The US Equal Employment Opportunity Commission filed suit against Menzies Aviation (USA), Inc. on April 29, 2026 in the US District Court for the Southern District of Florida. The agency says the company violated Title VII of the Civil Rights Act of 1964 by denying a religious accommodation, retaliating against the employee, and constructively discharging her.
At the center of the case is Alicia Theoc, hired as a Cabin Service Agent at Fort Lauderdale-Hollywood International Airport. According to the complaint, Menzies provides aviation logistic services such as ground handling and cargo management at airports nationwide. Theoc is a practicing Seventh-day Adventist. Her beliefs require her to refrain from work from Friday sundown through Saturday sundown.
The EEOC says Theoc was upfront about her Sabbath observance during the interview process. Her application materials, the filing states, identified her as a Seventh-day Adventist who needed time off from Friday evenings through Saturdays and described potential alternative scheduling accommodations. Menzies hired her in October 2023.
Shortly after she began work, the complaint alleges, Menzies began scheduling her on Friday evenings and Saturdays. Theoc raised it with her immediate supervisor, the operations manager, and the general manager. Nothing changed, according to the filing. In late November 2023, she escalated to human resources. HR told her the accommodation would not be granted, the EEOC says.
Then came the warnings. According to the complaint, Theoc was told that continued Sabbath-related absences could result in disciplinary action. She was forced to resign in early December 2023, the filing states, because staying employed would have meant violating her sincerely held religious beliefs.
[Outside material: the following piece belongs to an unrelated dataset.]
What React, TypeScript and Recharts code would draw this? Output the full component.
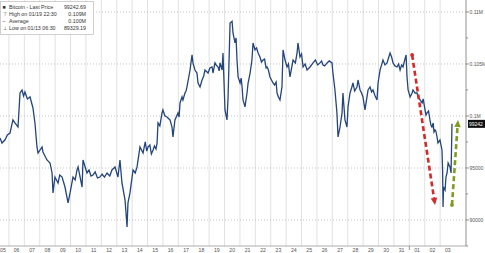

The EEOC alleges Menzies never engaged in the interactive process - the back-and-forth employers are expected to run through to explore reasonable accommodations - to identify a workable arrangement for Theoc's Sabbath. That gap is doing a lot of work in this filing. The agency frames the absence of any interactive process as central to all three counts: failure to accommodate, retaliation, and constructive discharge.
For HR leaders, the case lands squarely in familiar Title VII territory. The EEOC's complaint reads like a checklist of the facts HR teams need to manage carefully: a Sabbath-observant worker, a conflict flagged at hire, requests routed through frontline managers and then HR, and no record of an interactive process.
It is also a reminder that an accommodation denial rarely stays a single claim. The EEOC is pursuing failure to accommodate, retaliation, and constructive discharge in one filing. It is asking the court for a permanent injunction, orders requiring Menzies to institute policies, practices, and programs providing equal employment opportunities for employees with sincerely held religious beliefs, back pay with pre-judgment interest and lost benefits, reinstatement or front pay, compensation for pecuniary losses including job search expenses, compensation for non-pecuniary losses including emotional pain, suffering, inconvenience, loss of enjoyment of life, and humiliation, and punitive damages.
The allegations have not been tested in court. Menzies has not yet filed a response, and no court has ruled on the claims.